WORK REQUIRED:
Begin with the first line and repeat exactly through the line containing "ax = fig.add_axes([84"; leave every image out.

─── DATA SECTION ───

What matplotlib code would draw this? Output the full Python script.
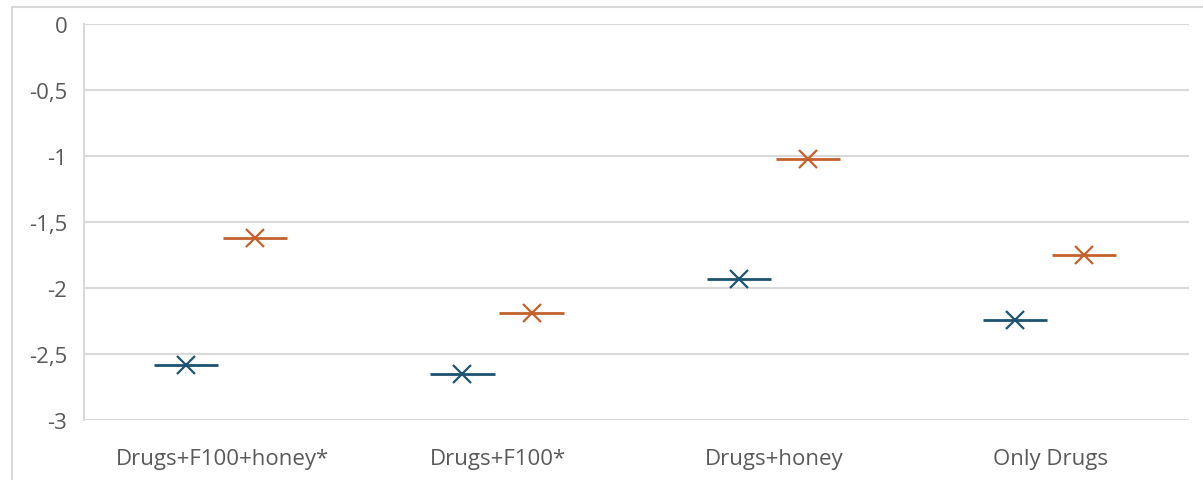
import numpy as np
import matplotlib.pyplot as plt
from matplotlib.patches import Rectangle

categories = ['Drugs+F100+honey*', 'Drugs+F100*', 'Drugs+honey', 'Only Drugs']
series_a = [-2.58, -2.65, -1.93, -2.24]   # dark blue
series_b = [-1.62, -2.19, -1.02, -1.75]   # orange
yticks = [0, -0.5, -1, -1.5, -2, -2.5, -3]
ytick_labels = ['0', '-0,5', '-1', '-1,5', '-2', '-2,5', '-3']

blue = '#1d5270'
orange = '#c4602b'
grid = '#d9d9d9'
text_col = '#595959'

plt.rcParams['font.family'] = ['Open Sans', 'DejaVu Sans']

fig = plt.figure(figsize=(12.03, 4.81), dpi=100)
# chart area border (only top/left visible in the reference)
fig.patches.append(Rectangle((12 / 1203, -0.1), 1.2, 1 - 8 / 481 + 0.1,
                             transform=fig.transFigure, fill=False,
                             edgecolor=grid, linewidth=1.5))

ax = fig.add_axes([84 / 1203, 1 - 421 / 481, (1189 - 84) / 1203, (421 - 25) / 481])

x = np.arange(len(categories))
half = 0.116
for xs, vals, off, col in [(x, series_a, -0.13, blue), (x, series_b, 0.12, orange)]:
    ax.hlines(vals, xs + off - half, xs + off + half, color=col, linewidth=2, zorder=3)
    ax.plot(xs + off, vals, linestyle='none', marker='x', markersize=13.5,
            markeredgewidth=1.6, color=col, zorder=4)

ax.set_xlim(-0.5, len(categories) - 0.5)
ax.set_ylim(-3, 0)
ax.set_yticks(yticks)
ax.set_yticklabels(ytick_labels)
ax.set_xticks(x)
ax.set_xticklabels(categories)

ax.yaxis.grid(True, color=grid, linewidth=1.5)
ax.set_axisbelow(True)
for s in ['top', 'right', 'bottom']:
    ax.spines[s].set_visible(False)
ax.spines['left'].set_color(grid)
ax.spines['left'].set_linewidth(1.5)
ax.tick_params(axis='both', length=0, labelsize=16, colors=text_col)
ax.tick_params(axis='y', pad=12)
ax.tick_params(axis='x', pad=20)

fig.savefig('out.png', dpi=100)
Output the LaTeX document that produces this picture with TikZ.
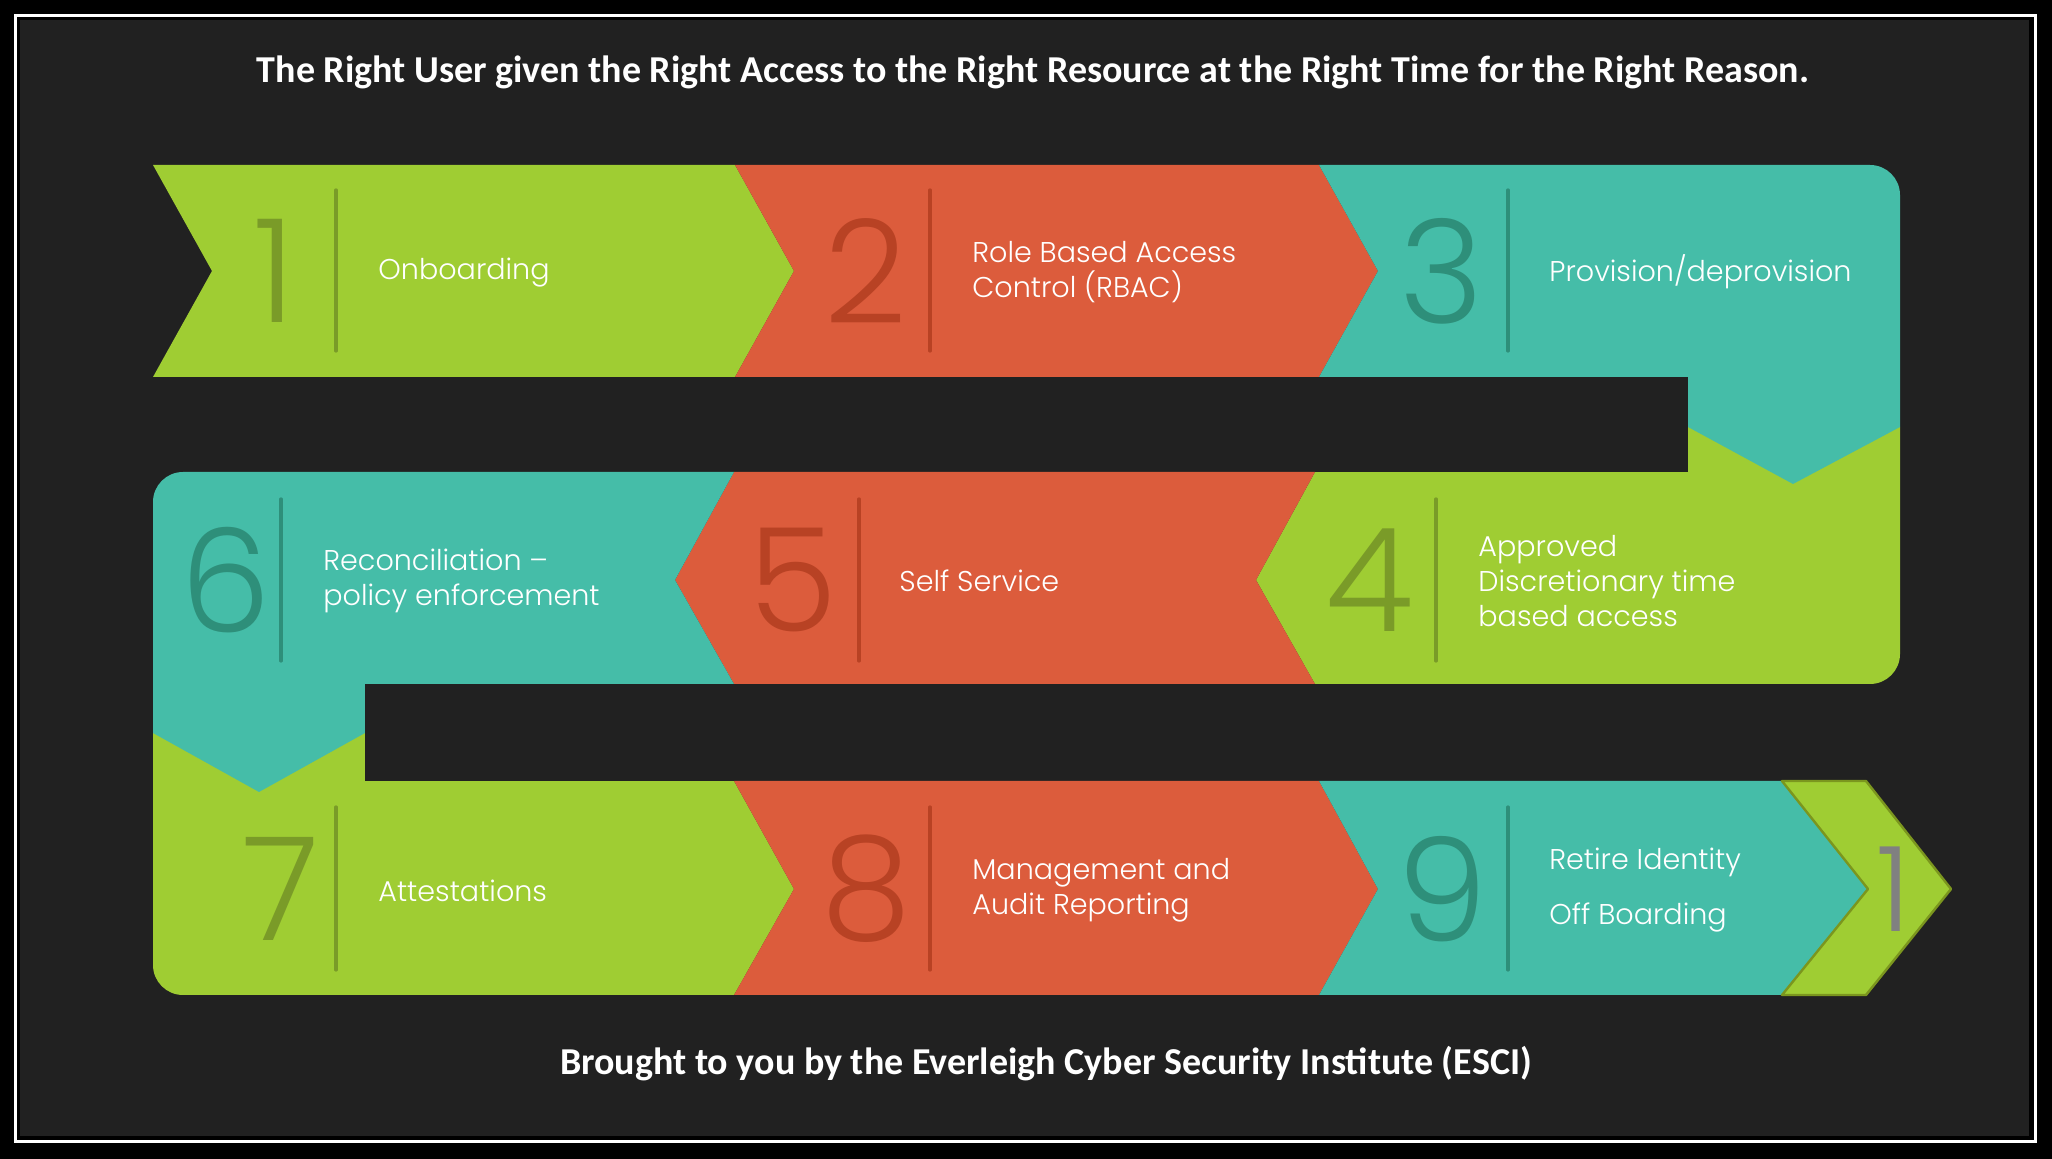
\documentclass[tikz,border=0pt]{standalone}
\usepackage{fontspec}
\setmainfont{Poppins Light}
\newfontfamily\headfont{Carlito}
\definecolor{bgdark}{HTML}{212121}
\definecolor{leaf}{HTML}{9FCD33}
\definecolor{leafdk}{HTML}{7A9B28}
\definecolor{leafedge}{HTML}{7B961E}
\definecolor{rust}{HTML}{DC5C3C}
\definecolor{rustdk}{HTML}{B84224}
\definecolor{sea}{HTML}{45BDA8}
\definecolor{seadk}{HTML}{2E8F7A}
\begin{document}
\begin{tikzpicture}[x=0.5pt,y=-0.5pt,
  numtext/.style={font=\fontsize{72}{72}\selectfont,inner sep=0pt},
  labeltext/.style={anchor=west,align=left,text=white,inner sep=0pt,yshift=-0.6pt,font=\fontsize{14.3}{17.5}\selectfont},
  headtext/.style={text=white,inner sep=0pt,font=\headfont\bfseries\fontsize{19}{22}\selectfont},
  divline/.style={line width=1.6pt,line cap=round}]
\useasboundingbox (0,0) rectangle (2052,1159);
\fill[black] (0,0) rectangle (2052,1159);
\draw[white,line width=1.5pt] (15.5,15.5) rectangle (2035,1141);
\fill[bgdark] (20,20) rectangle (2029,1136);
\node[headtext] (title) at (1033,72) {The Right User given the Right Access to the Right Resource at the Right Time for the Right Reason.};
\node[headtext] (credit) at (1046,1064) {Brought to you by the Everleigh Cyber Security Institute (ESCI)};
% row 1
\fill[leaf] (153,165) -- (735,165) -- (794,271) -- (735,377) -- (153,377) -- (212,271) -- cycle;
\fill[rust] (735,165) -- (1319,165) -- (1378,271) -- (1319,377) -- (735,377) -- (794,271) -- cycle;
\fill[leaf] (1315,472) -- (1688,472) -- (1688,427) -- (1900,427) -- (1900,654) arc[start angle=0,end angle=90,radius=30] -- (1315,684) -- (1256,580) -- cycle;
\fill[sea] (1319,165) -- (1870,165) arc[start angle=-90,end angle=0,radius=30] -- (1900,427) -- (1793,484) -- (1688,427) -- (1688,377) -- (1319,377) -- (1378,271) -- cycle;
\fill[bgdark] (153,377) rectangle (1688,472);
% row 2
\fill[rust] (1315,472) -- (734,472) -- (675,580) -- (734,684) -- (1315,684) -- (1256,580) -- cycle;
\fill[leaf] (153,733) -- (365,733) -- (365,781) -- (734,781) -- (794,889) -- (734,995) -- (183,995) arc[start angle=90,end angle=180,radius=30] -- cycle;
\fill[sea] (734,472) -- (183,472) arc[start angle=-90,end angle=-180,radius=30] -- (153,733) -- (259,792) -- (365,733) -- (365,684) -- (734,684) -- (675,580) -- cycle;
\fill[bgdark] (365,684) rectangle (1900,781);
% row 3
\fill[rust] (734,781) -- (1319,781) -- (1378,889) -- (1319,995) -- (734,995) -- (794,889) -- cycle;
\fill[sea] (1319,781) -- (1782,781) -- (1868,889) -- (1782,995) -- (1319,995) -- (1378,889) -- cycle;
\filldraw[fill=leaf,draw=leafedge,line width=1.2pt,line join=round] (1782,781) -- (1866,781) -- (1951,889) -- (1866,995) -- (1782,995) -- (1868,889) -- cycle;
% dividers
\draw[divline,leafdk] (336,190) -- (336,351);
\draw[divline,rustdk] (930,190) -- (930,351);
\draw[divline,seadk] (1508,190) -- (1508,351);
\draw[divline,leafdk] (1436,499) -- (1436,661);
\draw[divline,rustdk] (859,499) -- (859,661);
\draw[divline,seadk] (281,499) -- (281,661);
\draw[divline,leafdk] (336,807) -- (336,970);
\draw[divline,rustdk] (930,807) -- (930,970);
\draw[divline,seadk] (1508,807) -- (1508,970);
% numbers
\node[numtext,text=leafdk] (n1) at (275,271) {1};
\node[numtext,text=rustdk] (n2) at (866,271) {2};
\node[numtext,text=seadk] (n3) at (1442,271) {3};
\node[numtext,text=leafdk] (n4) at (1370,580) {4};
\node[numtext,text=rustdk] (n5) at (793,580) {5};
\node[numtext,text=seadk] (n6) at (226,580) {6};
\node[numtext,text=leafdk] (n7) at (281,889) {7};
\node[numtext,text=rustdk] (n8) at (866,889) {8};
\node[numtext,text=seadk] (n9) at (1442,889) {9};
\node[inner sep=0pt,text=gray,font=\fontsize{59}{59}\selectfont] (nend) at (1894,889) {1};
% labels
\node[labeltext] (l1) at (378,271) {Onboarding};
\node[labeltext] (l2) at (972,271) {Role Based Access\\Control (RBAC)};
\node[labeltext] (l3) at (1549,271) {Provision/deprovision};
\node[labeltext] (l4) at (1478,580) {Approved\\Discretionary time\\based access};
\node[labeltext] (l5) at (899,580) {Self Service};
\node[labeltext] (l6) at (323,580) {Reconciliation --\\policy enforcement};
\node[labeltext] (l7) at (378,890) {Attestations};
\node[labeltext] (l8) at (972,889) {Management and\\Audit Reporting};
\node[labeltext] (l9) at (1549,889) {Retire Identity\\[10pt]Off Boarding};
\end{tikzpicture}
\end{document}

───

RESPONSE FOR THIS EXERCISE:
What matplotlib code would draw this? Output the full Python script.
import numpy as np
import matplotlib.pyplot as plt
from matplotlib.patches import Rectangle

categories = ['Drugs+F100+honey*', 'Drugs+F100*', 'Drugs+honey', 'Only Drugs']
series_a = [-2.58, -2.65, -1.93, -2.24]   # dark blue
series_b = [-1.62, -2.19, -1.02, -1.75]   # orange
yticks = [0, -0.5, -1, -1.5, -2, -2.5, -3]
ytick_labels = ['0', '-0,5', '-1', '-1,5', '-2', '-2,5', '-3']

blue = '#1d5270'
orange = '#c4602b'
grid = '#d9d9d9'
text_col = '#595959'

plt.rcParams['font.family'] = ['Open Sans', 'DejaVu Sans']

fig = plt.figure(figsize=(12.03, 4.81), dpi=100)
# chart area border (only top/left visible in the reference)
fig.patches.append(Rectangle((12 / 1203, -0.1), 1.2, 1 - 8 / 481 + 0.1,
                             transform=fig.transFigure, fill=False,
                             edgecolor=grid, linewidth=1.5))

ax = fig.add_axes([84 / 1203, 1 - 421 / 481, (1189 - 84) / 1203, (421 - 25) / 481])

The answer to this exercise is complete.